The new budget was set to arrive this Friday but it already looks to have been postponed, per rumours swirling around regarding some ‘important legislation’ that apparently needs to be passed before the budget session. The nature of the legislation the government wants to push through is unclear, as is why legislation important for the next financial year is being pushed through at this late stage. However, that is not what matters most to those that the budget will impact the most: the people. They will be more worried about whether this budget will bring some relief from their ongoing economic woes or add on to the taxes and tariffs. The pre-budget economic signals are ominous. Inflation is back in the double-digits and surged to a 22-month high of 11.7 per cent in May, driven by rising transport and fuel costs due to the Middle East conflict. Amidst this price pressure, the FBR revenue shortfall has reportedly widened to Rs868 billion during the first 11 months of the current fiscal year 2025-26, though an aide to the finance minister insists revenue collection targets are being met.
Rather predictably, the IMF has asked Pakistan to increase the standard General Sales Tax (GST) rate by one percentage point, from 18 per cent to 19 per cent. This is not news that people feeling real pain every time they go to the pump need to hear. And indirect taxation, be it the GST or the petrol levy, cannot be a long-term method of dealing with persistent revenue shortfalls. However, if the tax base does not widen and growth and investment increase, what else is there to turn too? These must be the things that the upcoming budget focuses on. Thus far, there are indications that this is indeed what the government is working towards. The Annual Plan Coordination Committee (APCC) has recommended a national development outlay of Rs4.7 trillion for the next budget and recommended a macroeconomic framework, including envisaging a GDP growth rate of 4.0 per cent and CPI-based inflation of 8.2 percent for the next fiscal year. Development funds have been a major victim of the IMF strictures, with utilisation so far stands at Rs528 billion against an allocation of Rs1,000 billion. Employment is targeted to increase by 2.0 million and some reports say major reductions in customs and regulatory duties are expected for some sectors and that the government has promised steps to spur industrial growth as well.

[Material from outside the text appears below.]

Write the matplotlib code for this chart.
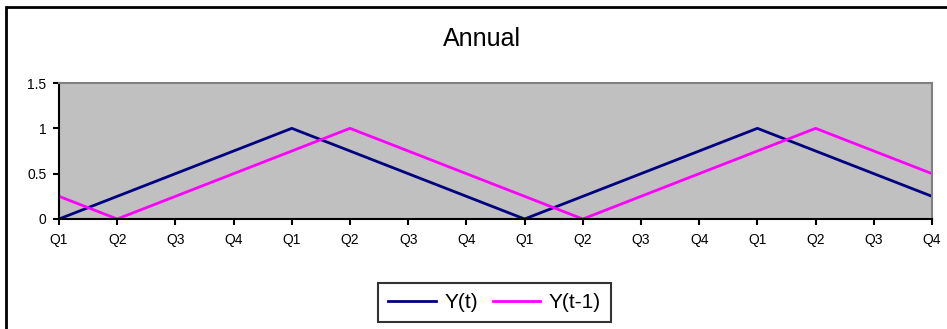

However, promises like these in the lead up to a budget are not exactly new. Similar things were heard last year and yet similar challenges remain (revenue collection and a narrow tax base) and progress on some fronts is even reversing (inflation). While all of this might not be the government’s fault, and, to be sure, Pakistan has made every effort to resolve the Middle East conflict, dealing with the fallout is its duty. With growth coming in at around 3.7 per cent this fiscal year, even a 4.0 per cent target for the next fiscal seems ambitious, particularly with a policy rate at 11.5 per cent and taxes, once again, seeming like they will go up. But if pain is inevitable, one can at least ensure that it is spread more broadly.